Satellite images of sea surface temperature (SST) show that the location of cross-shore SST minimum (LCSM) stretches along the isobaths in the Northwest Africa Upwelling System. To understand and interpret these observations better, we set up a two-dimensional analytical model that takes into account the surface and bottom Ekman transport and the alongshore geostrophic current, as well as bottom friction and variations in bottom topography. The structure of vertical velocity with a realistic topography clearly illustrates the variations of SST drop in a sample cross-shore section. Some idealized theoretical model experiments are carried out to examine the effects of eddy viscosity, Coriolis force, and cross-shore wind on the location of the cross-shore maximum upwelling intensity.
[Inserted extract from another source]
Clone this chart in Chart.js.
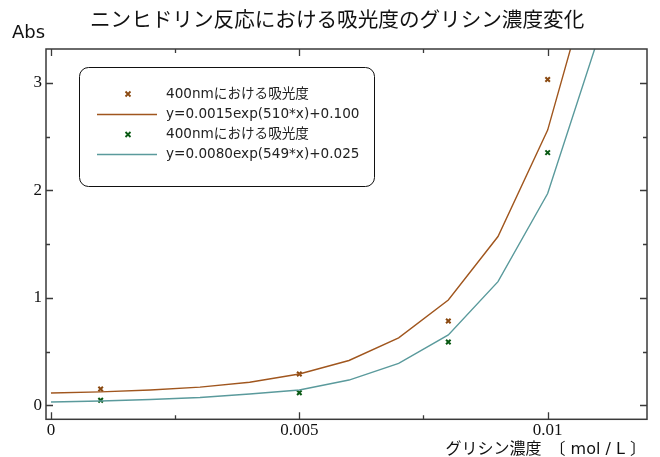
<!DOCTYPE html>
<html>
<head>
<meta charset="utf-8">
<script src="https://cdn.jsdelivr.net/npm/chart.js@4/dist/chart.umd.min.js"></script>
<style>
  html, body { margin: 0; padding: 0; background: #fff; }
  #wrap { width: 660px; height: 457px; }
</style>
</head>
<body>
<div id="wrap"><canvas id="abs_chart" width="660" height="457"></canvas></div>
<script>
// concentration (mol/L) for the fitted curves
const fitX = [0, 0.001, 0.002, 0.003, 0.004, 0.005, 0.006, 0.007, 0.008, 0.009, 0.010, 0.011];
const fitA = [0.115, 0.125, 0.142, 0.169, 0.215, 0.291, 0.417, 0.628, 0.98, 1.57, 2.56, 4.2];
const fitB = [0.031, 0.040, 0.054, 0.073, 0.105, 0.142, 0.235, 0.39, 0.655, 1.15, 1.97, 3.39];

// measured points
const measX = [0.001, 0.005, 0.008, 0.010];
const measA = [0.152, 0.291, 0.784, 3.03];
const measB = [0.047, 0.117, 0.589, 2.35];

const legendLabels = [
    '400nmにおける吸光度',
    'y=0.0015exp(510*x)+0.100',
    '400nmにおける吸光度',
    'y=0.0080exp(549*x)+0.025'
];
const xTickLabels = [0, 0.005, 0.01];
const yTickLabels = [0, 1, 2, 3];

const colA = '#a0561e';
const colAmark = '#8b4a12';
const colB = '#5a9a9c';
const colBmark = '#0a5a14';

function pts(xs, ys) {
    return xs.map(function (x, i) { return { x: x, y: ys[i] }; });
}

function isLabel(list, v) {
    return list.some(function (t) { return Math.abs(t - v) < 1e-9; });
}

const framePlugin = {
    id: 'frame',
    afterDraw: function (chart) {
        const c = chart.ctx;
        const a = chart.chartArea;
        const xs = chart.scales.x;
        const ys = chart.scales.y;
        c.save();
        c.strokeStyle = '#3a3a3a';
        c.lineWidth = 1.5;
        c.strokeRect(a.left, a.top, a.right - a.left, a.bottom - a.top);

        // inward ticks on all four sides
        c.lineWidth = 1.3;
        c.beginPath();
        xs.ticks.forEach(function (t) {
            const px = Math.round(xs.getPixelForValue(t.value)) + 0.5;
            const len = isLabel(xTickLabels, t.value) ? 7 : 4;
            c.moveTo(px, a.bottom); c.lineTo(px, a.bottom - len);
            c.moveTo(px, a.top); c.lineTo(px, a.top + len);
        });
        ys.ticks.forEach(function (t) {
            const py = Math.round(ys.getPixelForValue(t.value)) + 0.5;
            const len = isLabel(yTickLabels, t.value) ? 7 : 4;
            c.moveTo(a.left, py); c.lineTo(a.left + len, py);
            c.moveTo(a.right, py); c.lineTo(a.right - len, py);
        });
        c.stroke();

        // titles
        c.fillStyle = '#111';
        c.textBaseline = 'middle';
        c.font = '20.6px "Noto Sans CJK JP", "DejaVu Sans", sans-serif';
        c.textAlign = 'left';
        c.fillText('ニンヒドリン反応における吸光度のグリシン濃度変化', 90, 19);
        c.font = '18px "DejaVu Sans", sans-serif';
        c.fillText('Abs', 12, 33);
        c.font = '16px "DejaVu Sans", "Noto Sans CJK JP", sans-serif';
        c.textAlign = 'right';
        c.fillText('グリシン濃度　〔 mol / L 〕', 646, 450);

        // legend box
        const bx = 79, by = 67, bw = 295, bh = 119;
        c.strokeStyle = '#111';
        c.lineWidth = 1;
        c.beginPath();
        c.roundRect(bx + 0.5, by + 0.5, bw, bh, 9);
        c.fillStyle = '#fff';
        c.fill();
        c.stroke();

        const rows = [94, 114.5, 134.5, 154.5];
        c.font = '13.6px "DejaVu Sans", "Noto Sans CJK JP", sans-serif';
        c.textAlign = 'left';
        c.fillStyle = '#222';
        legendLabels.forEach(function (txt, i) {
            c.fillText(txt, 166, rows[i]);
        });
        // marker symbols
        [[rows[0], colAmark], [rows[2], colBmark]].forEach(function (m) {
            c.strokeStyle = m[1];
            c.lineWidth = 1.8;
            c.beginPath();
            c.moveTo(125.5, m[0] - 2.5); c.lineTo(130.5, m[0] + 2.5);
            c.moveTo(130.5, m[0] - 2.5); c.lineTo(125.5, m[0] + 2.5);
            c.stroke();
        });
        // line symbols
        [[rows[1], colA], [rows[3], colB]].forEach(function (m) {
            c.strokeStyle = m[1];
            c.lineWidth = 1.4;
            c.beginPath();
            c.moveTo(97, m[0]); c.lineTo(157, m[0]);
            c.stroke();
        });
        c.restore();
    }
};

const ctx = document.getElementById('abs_chart').getContext('2d');
new Chart(ctx, {
    type: 'scatter',
    data: {
        datasets: [
            {
                label: 'fitA', type: 'line', data: pts(fitX, fitA),
                borderColor: colA, borderWidth: 1.4, pointRadius: 0, fill: false, tension: 0
            },
            {
                label: 'fitB', type: 'line', data: pts(fitX, fitB),
                borderColor: colB, borderWidth: 1.4, pointRadius: 0, fill: false, tension: 0
            },
            {
                label: 'measA', data: pts(measX, measA),
                pointStyle: 'crossRot', pointRadius: 3.2, borderColor: colAmark, borderWidth: 2
            },
            {
                label: 'measB', data: pts(measX, measB),
                pointStyle: 'crossRot', pointRadius: 3.2, borderColor: colBmark, borderWidth: 2
            }
        ]
    },
    options: {
        responsive: false,
        animation: false,
        layout: { padding: { top: 49, right: 13, bottom: 0, left: 0 } },
        plugins: {
            legend: { display: false },
            tooltip: { enabled: false }
        },
        scales: {
            x: {
                type: 'linear',
                min: -0.0001,
                max: 0.012,
                grid: { display: false, drawTicks: false, tickLength: 0 },
                border: { display: false },
                afterFit: function (s) { s.height = 37.7; },
                ticks: {
                    stepSize: 0.0025,
                    includeBounds: false,
                    autoSkip: false,
                    maxRotation: 0,
                    padding: 1,
                    color: '#111',
                    font: { family: 'Liberation Serif', size: 17 },
                    callback: function (v) {
                        return isLabel(xTickLabels, v) ? String(Number(v.toFixed(4))) : '';
                    }
                }
            },
            y: {
                min: -0.13,
                max: 3.314,
                grid: { display: false, drawTicks: false, tickLength: 0 },
                border: { display: false },
                afterFit: function (s) { s.width = 46; },
                ticks: {
                    stepSize: 0.5,
                    includeBounds: false,
                    autoSkip: false,
                    padding: 4,
                    color: '#111',
                    font: { family: 'Liberation Serif', size: 17 },
                    callback: function (v) {
                        return isLabel(yTickLabels, v) ? String(v) : '';
                    }
                }
            }
        }
    },
    plugins: [framePlugin]
});
</script>
</body>
</html>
The results show that the cross-shore wind largely impacts on the location where the coldest water outcrops to the surface through an adjustment of the cross-shore pressure gradient. This is also verified by the remotely sensed data, which indicate that the maximum correlation coefficient between cross-shore wind stress and the depth of LCSM is −0.65 with a lag of approximately 1 day.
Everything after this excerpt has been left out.